Star Cluster Classification using Deep Transfer Learning with PHANGS-HST

TL;DR

This paper develops deep transfer learning models to classify star cluster morphologies in HST images, achieving accuracy comparable to prior methods and improving classification of complex cluster types, enabling large-scale cataloging.

Contribution

It introduces new distance-dependent and independent deep learning models for star cluster classification using PHANGS-HST data, enhancing automation and accuracy.

Findings

Models achieve 60-80% accuracy, similar to prior studies.

Improved classification of asymmetric and multi-peaked clusters.

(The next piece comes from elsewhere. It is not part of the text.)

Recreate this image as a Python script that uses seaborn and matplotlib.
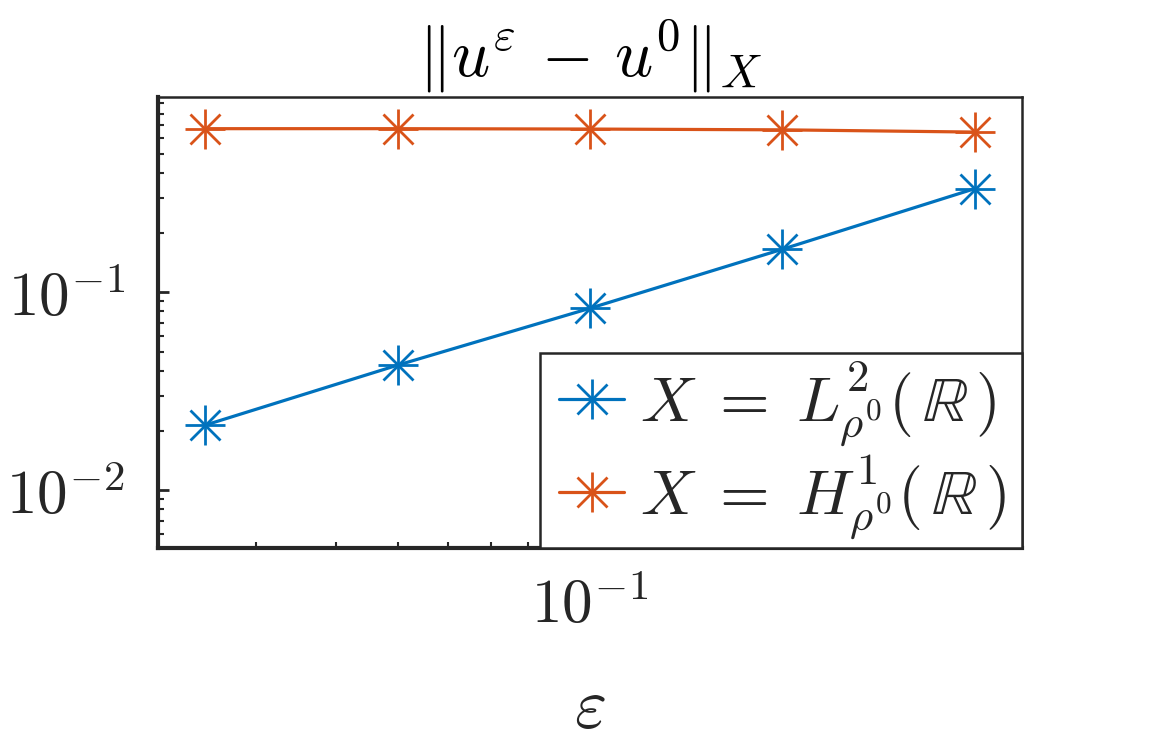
import numpy as np
import pandas as pd
import seaborn as sns
import matplotlib
matplotlib.use("Agg")
import matplotlib.pyplot as plt
from matplotlib.legend_handler import HandlerTuple
from matplotlib.ticker import LogLocator, NullFormatter

# ---- data ----
eps = [0.025, 0.05, 0.1, 0.2, 0.4]
err_L2 = [0.0213, 0.0428, 0.0830, 0.165, 0.334]
err_H1 = [0.671, 0.671, 0.668, 0.662, 0.645]
series_labels = [r"$X\;=\;L^2_{\rho^0}(\,\mathbb{R}\,)$", r"$X\;=\;H^1_{\rho^0}(\,\mathbb{R}\,)$"]
title_text = r"$\Vert u^{\varepsilon} \,-\, u^0\Vert_X$"
xlabel_text = r"$\varepsilon$"
xtick_vals = [0.1]
xtick_labels = [r"$10^{-1}$"]
ytick_vals = [0.01, 0.1]
ytick_labels = [r"$10^{-2}$", r"$10^{-1}$"]

colors = ["#0072BD", "#D95319"]

sns.set_theme(style="white")
plt.rcParams["mathtext.fontset"] = "cm"
plt.rcParams["font.family"] = ["DejaVu Serif"]

fig = plt.figure(figsize=(11.5, 7.5), dpi=100)
ax = fig.add_axes([158 / 1150, 1 - 548 / 750, (1022 - 158) / 1150, (548 - 97) / 750])

handles = []
for yv, c in zip([err_L2, err_H1], colors):
    df = pd.DataFrame({"eps": eps, "err": yv})
    sns.lineplot(data=df, x="eps", y="err", ax=ax, color=c, lw=2.3,
                 marker="+", markersize=29, markeredgewidth=2.0, markeredgecolor=c)
    l1 = ax.lines[-1]
    sns.lineplot(data=df, x="eps", y="err", ax=ax, color=c, ls="none",
                 marker="x", markersize=21, markeredgewidth=2.0, markeredgecolor=c)
    l2 = ax.lines[-1]
    handles.append((l1, l2))

ax.set_xscale("log")
ax.set_yscale("log")
ax.set_xlim(0.0211, 0.474)
ax.set_ylim(0.0051, 0.97)

ax.set_xticks(xtick_vals)
ax.set_xticklabels(xtick_labels)
ax.set_yticks(ytick_vals)
ax.set_yticklabels(ytick_labels)
ax.xaxis.set_minor_locator(LogLocator(base=10, subs=np.arange(2, 10)))
ax.yaxis.set_minor_locator(LogLocator(base=10, subs=np.arange(2, 10)))
ax.xaxis.set_minor_formatter(NullFormatter())
ax.yaxis.set_minor_formatter(NullFormatter())

ax.tick_params(axis="both", which="both", direction="in", colors="#262626",
               labelsize=44, top=False, right=False, left=True, bottom=True)
ax.tick_params(axis="both", which="major", length=8, width=2)
ax.tick_params(axis="both", which="minor", length=4, width=1.5)
ax.tick_params(axis="y", which="major", pad=24)
ax.tick_params(axis="x", which="major", pad=20)

for s in ["left", "bottom"]:
    ax.spines[s].set_linewidth(3)
    ax.spines[s].set_color("#262626")
for s in ["top", "right"]:
    ax.spines[s].set_linewidth(1.8)
    ax.spines[s].set_color("#262626")

ax.set_title(title_text, fontsize=48, pad=15, color="#000000")
ax.set_xlabel(xlabel_text, fontsize=50, labelpad=28)
ax.set_ylabel("")

x0 = (540 - 158) / 864
leg = ax.legend(handles, series_labels,
                handler_map={tuple: HandlerTuple(ndivide=1, pad=0, xpad=0.2)},
                loc="lower left", bbox_to_anchor=(x0, 0.0, 1.0 - x0, 0.4),
                mode="expand", borderaxespad=0,
                fontsize=46, frameon=True, fancybox=False, handlelength=1.22,
                handletextpad=0.25, borderpad=0.1, labelspacing=0.05)
leg.get_frame().set_edgecolor("#262626")
leg.get_frame().set_linewidth(1.8)
leg.get_frame().set_alpha(1)

fig.savefig("out.png", dpi=100, facecolor="white")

Training separate models for different distances does not significantly improve accuracy.

Abstract

Currently available star cluster catalogues from HST imaging of nearby galaxies heavily rely on visual inspection and classification of candidate clusters. The time-consuming nature of this process has limited the production of reliable catalogues and thus also post-observation analysis. To address this problem, deep transfer learning has recently been used to create neural network models which accurately classify star cluster morphologies at production scale for nearby spiral galaxies (D < 20 Mpc). Here, we use HST UV-optical imaging of over 20,000 sources in 23 galaxies from the Physics at High Angular Resolution in Nearby GalaxieS (PHANGS) survey to train and evaluate two new sets of models: i) distance-dependent models, based on cluster candidates binned by galaxy distance (9-12 Mpc, 14-18 Mpc, 18-24 Mpc), and ii) distance-independent models, based on the combined sample of candidates from all galaxies. We find that the overall accuracy of both sets of models is comparable to previous automated star cluster classification studies (~60-80 per cent) and show improvement by a factor of two in classifying asymmetric and multi-peaked clusters from PHANGS-HST. Somewhat surprisingly, while we observe a weak negative correlation between model accuracy and galactic distance, we find that training separate models for the three distance bins does not significantly improve classification accuracy. We also evaluate model accuracy as a function of cluster properties such as brightness, colour, and SED-fit age. Based on the success of these experiments, our models will provide classifications for the full set of PHANGS-HST candidate clusters (N ~ 200,000) for public release.